Homes built before 1986 are more likely to have lead pipes, fixtures and solder. However, new homes are also at risk: even legally “lead-free” plumbing may contain up to 8 percent lead. The most common problem is with brass or chrome-plated brass faucets and fixtures, which can leach significant amounts of lead into the water, especially hot water.
If present, elevated levels of lead can cause serious health problems, especially for pregnant women and young children. If you are concerned about lead in your water, you may wish to have your water tested. Information on lead in drinking water, testing methods and steps you can take to minimize exposure is available from the Safe Drinking Water Hotline at 800-426-4791 or at http://www.epa.gov/safewater/lead.
Does your water contain nitrates?
Hazleton City Authority’s normal range of nitrates is well below the MCL of 10 ppm and was not detected in samples collected during 2011.
Nitrate enters the water supply from fertilizers used on farms and natural erosion of deposits in the watershed. Levels above 10 ppm are a health risk for infants under six months of age and can cause blue baby syndrome. Check with your physician if you have questions.
What is the pH (acidity) range of your water?
Water in the distribution system averages 7.0 pH units. A pH of 7.0 is considered neutral, neither acidic nor basic.
How hard is your water?
Water hardness is a measure of the concentration of two minerals naturally present in water, calcium and magnesium. High hardness levels cause soap not to foam as easily as it would at lower levels. Hardness levels in the drinking water provided by HCA range from 25 ppm to 35 ppm, or 1.5 to 2 grains per gallon of water.
How much sodium is in your water?
The sodium level in HCA’s drinking water is approximately 16 ppm.
Why does my water sometimes look cloudy or milky?
The cloudy water is caused by small air bubbles in the water similar to the gas bubbles in soda and beer. After a little while, the bubbles rise to the top and are gone.

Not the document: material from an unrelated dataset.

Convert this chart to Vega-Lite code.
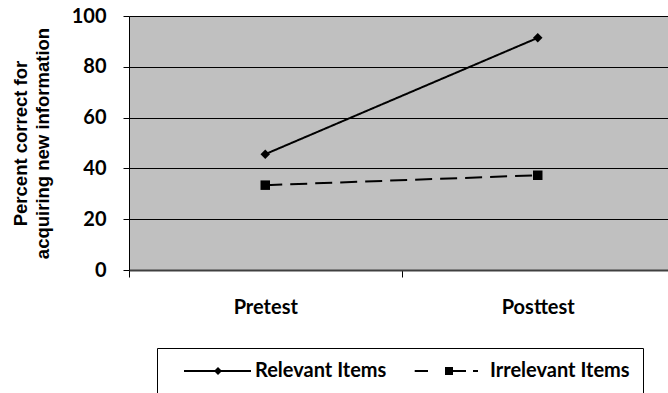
{
  "$schema": "https://vega.github.io/schema/vega-lite/v6.json",
  "autosize": {"type": "none"},
  "width": 545,
  "height": 254,
  "padding": {"left": 129, "top": 16, "right": 0, "bottom": 123},
  "background": "white",
  "data": {
    "values": [
      {"period": "Pretest", "series": "Relevant Items", "value": 45.6},
      {"period": "Posttest", "series": "Relevant Items", "value": 91.4},
      {"period": "Pretest", "series": "Irrelevant Items", "value": 33.4},
      {"period": "Posttest", "series": "Irrelevant Items", "value": 37.3}
    ]
  },
  "encoding": {
    "x": {
      "field": "period",
      "type": "nominal",
      "bandPosition": 0.5,
      "sort": ["Pretest", "Posttest"],
      "scale": {"type": "band", "domain": ["Pretest", "Posttest"], "paddingInner": 0, "paddingOuter": 0},
      "axis": {
        "title": null,
        "labelAngle": 0,
        "tickBand": "extent",
        "tickSize": 7,
        "tickColor": "black",
        "domainColor": "#404040",
        "domainWidth": 2,
        "grid": false,
        "labelFont": "Lato",
        "labelFontSize": 20,
        "labelFontWeight": "bold",
        "labelColor": "black",
        "labelPadding": 20
      }
    },
    "y": {
      "field": "value",
      "type": "quantitative",
      "scale": {"domain": [0, 100], "nice": false},
      "axis": {
        "title": ["Percent correct for", "acquiring new information"],
        "titleFont": "Liberation Sans",
        "titleFontSize": 18.5,
        "titleFontWeight": "bold",
        "titleColor": "black",
        "titleX": -99,
        "titleY": 127,
        "titleLineHeight": 22,
        "values": [0, 20, 40, 60, 80, 100],
        "grid": true,
        "gridColor": "black",
        "gridWidth": 1,
        "gridOpacity": 1,
        "domainColor": "black",
        "domainWidth": 1,
        "tickColor": "black",
        "tickSize": 6,
        "labelFont": "Lato",
        "labelFontSize": 20,
        "labelFontWeight": "bold",
        "labelColor": "black",
        "labelPadding": 17
      }
    }
  },
  "layer": [
    {
      "mark": {"type": "line", "color": "black", "strokeWidth": 2},
      "encoding": {
        "strokeDash": {
          "field": "series",
          "type": "nominal",
          "scale": {"domain": ["Relevant Items", "Irrelevant Items"], "range": [[1, 0], [17, 8]]},
          "legend": null
        }
      }
    },
    {
      "mark": {"type": "point", "filled": true, "color": "black", "opacity": 1, "size": 90},
      "encoding": {
        "shape": {
          "field": "series",
          "type": "nominal",
          "scale": {"domain": ["Relevant Items", "Irrelevant Items"], "range": ["diamond", "square"]},
          "legend": null
        }
      }
    },
    {
      "transform": [{"filter": "datum.value < 0"}],
      "mark": {"type": "point", "filled": true, "color": "black", "opacity": 1, "size": 400},
      "encoding": {
        "shape": {
          "field": "series",
          "type": "nominal",
          "scale": {
            "domain": ["Relevant Items", "Irrelevant Items"],
            "range": [
              "M-3.2,-0.1L3.5,-0.1L3.5,0.1L-3.2,0.1ZM-0.2,0L0.2,-0.4L0.6,0L0.2,0.4Z",
              "M-3.63,-0.1L-2.3,-0.1L-2.3,0.1L-3.63,0.1ZM-0.6,-0.4L0.2,-0.4L0.2,0.4L-0.6,0.4ZM0.2,-0.1L1.5,-0.1L1.5,0.1L0.2,0.1ZM2.2,-0.1L2.7,-0.1L2.7,0.1L2.2,0.1Z"
            ]
          },
          "legend": {
            "title": null,
            "orient": "none",
            "legendX": 28,
            "legendY": 332,
            "direction": "horizontal",
            "strokeColor": "black",
            "padding": 13,
            "columnPadding": 18,
            "symbolOffset": 36,
            "labelOffset": 29,
            "labelFont": "Lato",
            "labelFontSize": 20,
            "labelFontWeight": "bold",
            "labelColor": "black",
            "labelLimit": 300,
            "symbolSize": 400,
            "symbolOpacity": 1,
            "symbolFillColor": "black",
            "symbolStrokeWidth": 0
          }
        }
      }
    }
  ],
  "resolve": {
    "scale": {"shape": "independent"},
    "legend": {"shape": "independent", "strokeDash": "independent"}
  },
  "config": {
    "view": {"fill": "#c0c0c0", "stroke": null}
  }
}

The cloudiness occurs more often in the winter when the drinking water is cold and is enhanced by the aerators that are installed on modern home faucets.
What are the white particles in my strainers?
This occurs when a dip tube in the water heater is defective. It begins to shed plastic, which then goes through the plumbing and gets trapped in the strainers. Contact the water heater manufacturer or a plumber to fix the problem.